• WORK TO COMPLETE: Reproduce the material below line by line, beginning with its first line and ending with the line that contains "220, 220, 200]"; leave out pictures.

• COLLECTED DATA:
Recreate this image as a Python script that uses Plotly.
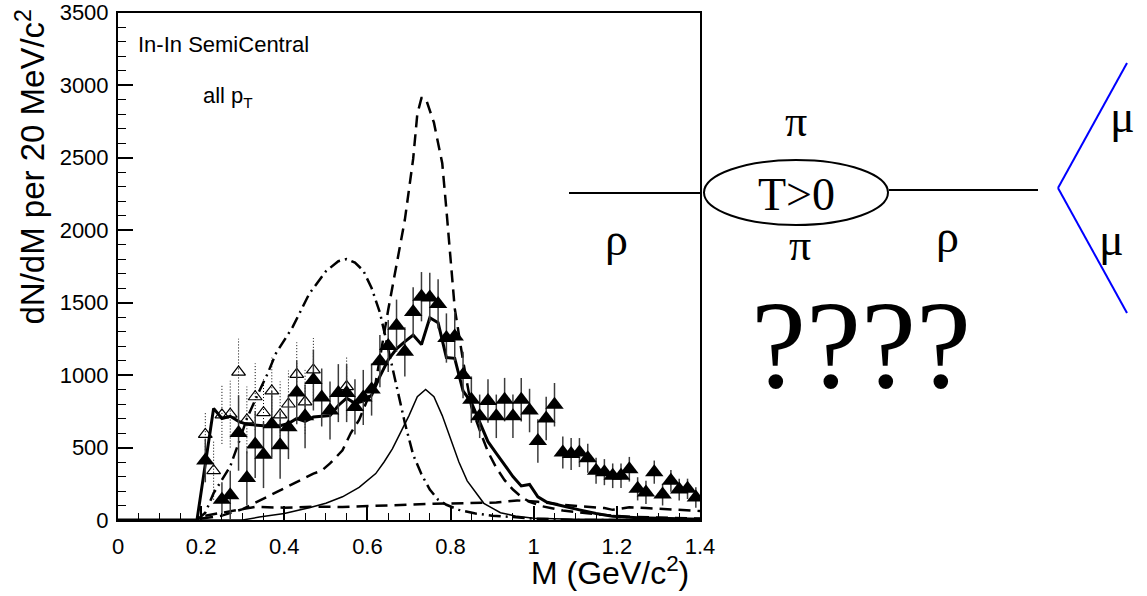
import plotly.graph_objects as go

W, H = 1147, 596

# ---------------- data ----------------
data_m = [0.21, 0.25, 0.27, 0.29, 0.31, 0.33, 0.35, 0.37, 0.39, 0.41, 0.43, 0.45, 0.47, 0.49,
          0.51, 0.53, 0.55, 0.57, 0.59, 0.61, 0.63, 0.65, 0.67, 0.69, 0.71, 0.73, 0.75, 0.77,
          0.79, 0.81, 0.83, 0.85, 0.87, 0.89, 0.91, 0.93, 0.95, 0.97, 0.99, 1.01, 1.03, 1.05,
          1.07, 1.09, 1.11, 1.13, 1.15, 1.17, 1.19, 1.21, 1.23, 1.25, 1.27, 1.29, 1.31, 1.33,
          1.35, 1.37, 1.39]
data_v = [410, 140, 170, 600, 290, 520, 450, 660, 515, 640, 880, 715, 965, 845,
          755, 875, 875, 780, 845, 900, 1095, 1200, 1340, 1160, 1435, 1540, 1535, 1490,
          1255, 1265, 1000, 830, 715, 820, 715, 830, 715, 830, 755, 545, 700, 795,
          465, 455, 465, 425, 340, 330, 305, 305, 350, 215, 190, 330, 175, 270,
          210, 215, 155]
data_e = [150, 120, 170, 260, 190, 230, 230, 230, 230, 220, 220, 220, 210, 200,
          200, 200, 200, 190, 190, 180, 180, 180, 180, 170, 170, 170, 170, 170,
          170, 170, 160, 160, 150, 150, 150, 150, 150, 150, 150, 150, 150, 150,
          110, 110, 100, 100, 90, 90, 85, 85, 85, 80, 80, 80, 75, 75,
          75, 70, 70]

open_m = [0.21, 0.23, 0.25, 0.27, 0.29, 0.31, 0.33, 0.35, 0.37, 0.39, 0.41, 0.43, 0.45, 0.47, 0.55]
open_v = [590, 340, 725, 730, 1020, 690, 850, 740, 890, 725, 800, 1005, 815, 1035, 920]
open_e = [150, 200, 200, 230, 230, 230, 230, 230, 230, 230, 230, 220, 220, 220, 200]

total_m = [0, 0.19, 0.23, 0.25, 0.27, 0.29, 0.31, 0.35, 0.39, 0.41, 0.43, 0.45, 0.47, 0.49,
           0.51, 0.53, 0.55, 0.57, 0.59, 0.61, 0.63, 0.65, 0.67, 0.69, 0.71, 0.73, 0.75, 0.77,
           0.79, 0.81, 0.83, 0.85, 0.87, 0.89, 0.91, 0.93, 0.95, 0.97, 0.99, 1.01, 1.03, 1.05,
           1.07, 1.09, 1.11, 1.15, 1.19, 1.25, 1.30, 1.40]
total_v = [0, 0, 770, 700, 715, 680, 660, 650, 650, 665, 700, 680, 710, 715,
           720, 790, 840, 805, 820, 860, 990, 1105, 1180, 1230, 1275, 1210, 1395, 1360,
           1120, 1115, 890, 810, 680, 540, 460, 380, 300, 235, 245, 160, 125, 110,
           95, 80, 70, 45, 25, 15, 10, 5]

vac_m = [0.20, 0.25, 0.30, 0.36, 0.40, 0.45, 0.47, 0.49, 0.51, 0.54, 0.56, 0.58, 0.60, 0.62,
         0.63, 0.65, 0.67, 0.69, 0.71, 0.72, 0.73, 0.74, 0.76, 0.78, 0.79, 0.80, 0.81, 0.83,
         0.84, 0.85, 0.87, 0.89, 0.91, 0.93, 0.95, 0.97, 0.99, 1.02, 1.07, 1.15, 1.23, 1.40]
vac_v = [10, 30, 75, 160, 220, 290, 320, 340, 390, 480, 600, 690, 830, 950,
         1120, 1450, 1760, 2070, 2490, 2800, 2910, 2910, 2740, 2460, 2140, 1800, 1460, 1100,
         930, 780, 620, 470, 360, 275, 210, 160, 125, 95, 65, 40, 22, 10]

broad_m = [0.19, 0.21, 0.23, 0.25, 0.27, 0.29, 0.31, 0.34, 0.36, 0.38, 0.42, 0.46, 0.50, 0.53,
           0.55, 0.57, 0.59, 0.61, 0.63, 0.65, 0.67, 0.69, 0.71, 0.73, 0.75, 0.77, 0.79, 0.82,
           0.86, 0.90, 0.95, 1.00, 1.10, 1.40]
broad_v = [0, 50, 185, 275, 370, 530, 700, 890, 1010, 1150, 1330, 1560, 1715, 1785,
           1800, 1775, 1720, 1600, 1430, 1180, 920, 670, 450, 315, 210, 140, 105, 70,
           45, 30, 20, 10, 0, 0]

had_m = [0.0, 0.30, 0.34, 0.40, 0.46, 0.50, 0.54, 0.58, 0.62, 0.64, 0.66, 0.68, 0.70, 0.72,
         0.74, 0.76, 0.78, 0.80, 0.82, 0.84, 0.86, 0.88, 0.92, 0.96, 1.00, 1.10, 1.40]
had_v = [0, 0, 20, 45, 85, 115, 160, 225, 320, 400, 490, 600, 720, 850,
         900, 850, 720, 560, 400, 270, 190, 115, 50, 25, 12, 5, 2]

low_m = [0.21, 0.26, 0.33, 0.40, 0.47, 0.54, 0.62, 0.70, 0.76, 0.84, 0.91, 0.96, 1.01, 1.07,
         1.13, 1.17, 1.19, 1.23, 1.27, 1.31, 1.37, 1.40]
low_v = [30, 57, 90, 85, 92, 90, 95, 105, 112, 118, 120, 135, 126, 105,
         90, 82, 70, 88, 82, 75, 65, 62]

x_ticks = [0, 0.2, 0.4, 0.6, 0.8, 1.0, 1.2, 1.4]
x_ticktext = ["0", "0.2", "0.4", "0.6", "0.8", "1", "1.2", "1.4"]
y_ticks = [0, 500, 1000, 1500, 2000, 2500, 3000, 3500]
y_ticktext = ["0", "500", "1000", "1500", "2000", "2500", "3000", "3500"]


def px(x):
    return x / W


def py(y):
    return 1 - y / H


fig = go.Figure()

fig.add_trace(go.Scatter(x=low_m, y=low_v, mode="lines",
                         line=dict(color="black", width=2.5, dash="12px,7px")))
fig.add_trace(go.Scatter(x=had_m, y=had_v, mode="lines",
                         line=dict(color="black", width=1.5)))
fig.add_trace(go.Scatter(x=broad_m, y=broad_v, mode="lines",
                         line=dict(color="black", width=2.5, dash="12px,5px,2px,5px")))
fig.add_trace(go.Scatter(x=vac_m, y=vac_v, mode="lines",
                         line=dict(color="black", width=2.5, dash="12px,7px")))
fig.add_trace(go.Scatter(x=total_m, y=total_v, mode="lines",
                         line=dict(color="black", width=3)))

# dotted error bars for open triangles
ex, ey = [], []
for m, v, e in zip(open_m, open_v, open_e):
    ex += [m, m, None]
    ey += [v - e, v + e, None]
fig.add_trace(go.Scatter(x=ex, y=ey, mode="lines",
                         line=dict(color="black", width=1, dash="1px,2px")))
fig.add_trace(go.Scatter(x=open_m, y=open_v, mode="markers",
                         marker=dict(symbol="triangle-up-open", size=12,
                                     color="black", line=dict(width=1.2, color="black"))))
fig.add_trace(go.Scatter(x=data_m, y=data_v, mode="markers",
                         error_y=dict(type="data", array=data_e, color="#3c3c3c",
                                      thickness=1.5, width=0),
                         marker=dict(symbol="triangle-up", size=16, color="black")))

axis_font = dict(family="Liberation Sans, Arial", size=22, color="black")

fig.update_layout(
    template="none",
    width=W, height=H, autosize=False,
    margin=dict(l=0, r=0, t=0, b=0, pad=0),
    paper_bgcolor="white", plot_bgcolor="white",
    showlegend=False,
    xaxis=dict(domain=[px(118), px(700)], range=[0, 1.4], automargin=False,
               tickvals=x_ticks, ticktext=x_ticktext,
               ticks="inside", ticklen=14, tickwidth=1.5, tickcolor="black",
               minor=dict(dtick=0.05, ticks="inside", ticklen=7, tickwidth=1.2,
                          tickcolor="black", showgrid=False),
               showline=True, linecolor="black", linewidth=2, mirror=True,
               showgrid=False, zeroline=False, tickfont=axis_font,
               ticklabelstandoff=6),
    yaxis=dict(domain=[py(520), py(12.5)], range=[0, 3500], automargin=False,
               tickvals=y_ticks, ticktext=y_ticktext,
               ticks="inside", ticklen=15, tickwidth=1.5, tickcolor="black",
               minor=dict(dtick=100, ticks="inside", ticklen=8, tickwidth=1.2,
                          tickcolor="black", showgrid=False),
               showline=True, linecolor="black", linewidth=2, mirror=True,
               showgrid=False, zeroline=False, tickfont=axis_font,
               ticklabelstandoff=3),
)

sans = "Liberation Sans, Arial"
serif = "Liberation Serif, Times New Roman"
ann = []
ann.append(dict(text="dN/dM per 20 MeV/c<sup>2</sup>", x=px(30), y=py(8),
                xref="paper", yref="paper", xanchor="center", yanchor="top",
                textangle=-90, showarrow=False, font=dict(family=sans, size=33, color="black")))
ann.append(dict(text="M (GeV/c<sup>2</sup>)", x=px(691), y=py(571),
                xref="paper", yref="paper", xanchor="right", yanchor="middle",
                showarrow=False, font=dict(family=sans, size=32, color="black")))
ann.append(dict(text="In-In SemiCentral", x=px(136), y=py(44),
                xref="paper", yref="paper", xanchor="left", yanchor="middle",
                showarrow=False, font=dict(family=sans, size=22, color="black")))
ann.append(dict(text="all p<sub>T</sub>", x=px(201), y=py(97),
                xref="paper", yref="paper", xanchor="left", yanchor="middle",
                showarrow=False, font=dict(family=sans, size=22, color="black")))

for txt, x, y, s in [("π", 796, 122, 44), ("π", 800, 245, 44),
                     ("ρ", 616, 240, 46), ("ρ", 947, 236, 46),
                     ("μ", 1122, 117, 46), ("μ", 1111, 240, 46),
                     ("T>0", 796, 194, 46), ("????", 861, 345, 124)]:
    ann.append(dict(text=txt, x=px(x), y=py(y), xref="paper", yref="paper",
                    xanchor="center", yanchor="middle", showarrow=False,
                    font=dict(family=serif, size=s, color="black")))
fig.update_layout(annotations=ann)

shapes = [
    dict(type="line", x0=px(569), x1=px(700), y0=py(193), y1=py(193),
         line=dict(color="black", width=2)),
    dict(type="circle", x0=px(704), x1=px(888), y0=py(160), y1=py(225),
         line=dict(color="black", width=2)),
    dict(type="line", x0=px(889), x1=px(1038), y0=py(190), y1=py(190),
         line=dict(color="black", width=2)),
    dict(type="line", x0=px(1127), x1=px(1058), y0=py(63), y1=py(188),
         line=dict(color="blue", width=2)),
    dict(type="line", x0=px(1058), x1=px(1127), y0=py(188), y1=py(313),
         line=dict(color="blue", width=2)),
]
for s in shapes:
    s.update(xref="paper", yref="paper")
fig.update_layout(shapes=shapes)

fig.write_html("out.html")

• CORRECT RESPONSE:
Recreate this image as a Python script that uses Plotly.
import plotly.graph_objects as go

W, H = 1147, 596

# ---------------- data ----------------
data_m = [0.21, 0.25, 0.27, 0.29, 0.31, 0.33, 0.35, 0.37, 0.39, 0.41, 0.43, 0.45, 0.47, 0.49,
          0.51, 0.53, 0.55, 0.57, 0.59, 0.61, 0.63, 0.65, 0.67, 0.69, 0.71, 0.73, 0.75, 0.77,
          0.79, 0.81, 0.83, 0.85, 0.87, 0.89, 0.91, 0.93, 0.95, 0.97, 0.99, 1.01, 1.03, 1.05,
          1.07, 1.09, 1.11, 1.13, 1.15, 1.17, 1.19, 1.21, 1.23, 1.25, 1.27, 1.29, 1.31, 1.33,
          1.35, 1.37, 1.39]
data_v = [410, 140, 170, 600, 290, 520, 450, 660, 515, 640, 880, 715, 965, 845,
          755, 875, 875, 780, 845, 900, 1095, 1200, 1340, 1160, 1435, 1540, 1535, 1490,
          1255, 1265, 1000, 830, 715, 820, 715, 830, 715, 830, 755, 545, 700, 795,
          465, 455, 465, 425, 340, 330, 305, 305, 350, 215, 190, 330, 175, 270,
          210, 215, 155]
data_e = [150, 120, 170, 260, 190, 230, 230, 230, 230, 220, 220, 220, 210, 200,
          200, 200, 200, 190, 190, 180, 180, 180, 180, 170, 170, 170, 170, 170,
          170, 170, 160, 160, 150, 150, 150, 150, 150, 150, 150, 150, 150, 150,
          110, 110, 100, 100, 90, 90, 85, 85, 85, 80, 80, 80, 75, 75,
          75, 70, 70]

open_m = [0.21, 0.23, 0.25, 0.27, 0.29, 0.31, 0.33, 0.35, 0.37, 0.39, 0.41, 0.43, 0.45, 0.47, 0.55]
open_v = [590, 340, 725, 730, 1020, 690, 850, 740, 890, 725, 800, 1005, 815, 1035, 920]
open_e = [150, 200, 200, 230, 230, 230, 230, 230, 230, 230, 230, 220, 220, 220, 200]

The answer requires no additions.